1. A Beginning of Some Kind
Oh, in youth, I could surely have written a book on bereavement and perhaps even offered many a fine thought, my mental diet then robust with classical philosophy – all those unflappably wise-seeming Greeks, those fierce-seeming Roman Stoics, and those tearful, exquisitely mournful Confucians. I could have written something fat with insight harvested from sources old and long found worthwhile. It would have been a confident thing, but not, I think, especially useful.
When young, you can get a sugar high off the ancients, can think that here are people who have sorted this mess out. But as the flush of youth passes, so too passes the ability to take on the simplest versions of what they offer. One gets mired in the complexities. You notice that even as Socrates decries the body as a prison from which he welcomes sweet release, he’s petting the head of a beloved companion, a physical gesture that only a person alive in his own body can make and, also, enjoy. It turns out the ancients are just people like the rest, host to contradiction and contradictory impulses. With age comes the ability to recognize the peril of ignoring this.
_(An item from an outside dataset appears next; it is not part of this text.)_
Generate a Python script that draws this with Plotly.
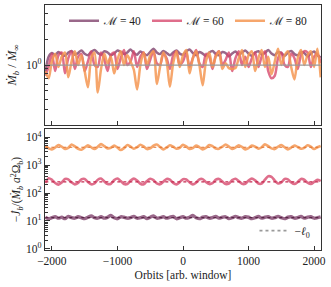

The humility that advancing age can introduce is also a reason not to write a book on death and grief. At least this is how it has been for me. As Socrates himself would say, sincerely or not, it is a fine good to recognize when one simply does not know enough to speak. My middle years transpired in just this. Oh, I still thought then that there was a book in the later offing, a trust that I would – someday, but not just yet – find the thing that I could say of death and grief. I but needed time, study, and experience to season me, to draw me fully from the hazy hubris of youth and into something I could count mature. Thus commenced a long interregnum, a period of waiting and of turning my attentions elsewhere, a time of writing all the other things that I would need to write to earn my bread.
At last, some few years ago, I came to feel that my career in philosophy was approaching its last end. I am not yet entirely old, but all the same, I could not envision a life that I would like should I just go on as I had then been going on, years of academia accumulating on my person like a growth of mold. But if one will contemplate an ending, one wants then to finish off the things postponed, use well what remains to complete what’s left. I also still retain a perhaps naïve view of the scholar’s work. If one has spent years in study and learning, there may be – really, should be – things that one knows that others do not, things that other people might like to know. In my field at least, there are loads of people who know things I do not and from whom I like to find things out. Put plainly, given that I am a relatively rare creature in academic philosophy, a person who know things about early Chinese philosophy about death and grief, I ought not keep that to myself. This is not to exalt myself or my own expertise. I once fixed an entirely vexing problem with my tractor because of a few helpful words dropped by an old farmer in line behind me at the parts counter. Offering up the stuff you know in case others find it useful is just like that, a passing on of hardwon resources. It would be a waste of mortal human energies if we each individually had to discover the perils of mice in the wiring all on our own. With my career now in its twilight, I thought, if I am ever going to write this book, I ought get to it. And so I did.
I have written books before – two, to be exact – and each took just one year to write. I have been writing – more precisely, ostensibly writing – this book on death since 2019. I have no pages yet that I can call complete, nor yet even an outline on which I could rely. To be sure, I have thousands of words, hundreds of pages, dozens of outlines. I even have ideas I would count entirely viable were they not mine. That is, among those many outlines are books I think could work, could I but locate someone not myself to write them up. Someone who has no mice in her wiring, perhaps.
My trouble with this book, with that book I now will never write, is that I find it exceptionally difficult to write anything honest about death and grief. The tools most at my disposal do not suit for this. Philosophy about sorrows, I find, has a tendency to explode when it comes in contact with experience. What one cannot do when young and wanting in experience, one also cannot do when old, when experience has schooled you in just how inadequate your musings really are. Write it when you’re young and you will get it wrong; write it when you’re old and you will still get it wrong, but you will know it when you do. This, at least, is how it has worked for me. And I find that I am grown too old for writing what to me seems false. More to the point, I do not want to be writing – ostensibly writing – a book on grief when someone I love dies. Yet I have now reached an age when more and greater griefs do not dwell on some far horizon, but are on the move and closing in fast – an age when one can feel new solitudes nearing as parents age and friends begin to pass. I am the age of trepidation. I am grown too old for that book.
Whatever this is, it isn’t that book. I have for months now mentally styled all the writing I can do as instead the Shadow Book. It is all and only the things that I have written about not writing That Book. It isn’t really any kind of book at all, at least not one that anyone else but me would call it so. I have accidentally, I think, embarked on a project of writing about all the ways not to write the thing that you were meant to write. I speculate that lots of actual books have shadow books, all the bits left out that are really about how the actual book is a bad idea – all the things you wish to say but can’t, about the things that would really foul up the stuff you can say. The only difference between what I’ve done and all those other books with shadow books is that I didn’t write the book, only its shadow. So that’s what all this is: the stuff that if I had in fact written a philosophy book on grief I would have needed to leave out.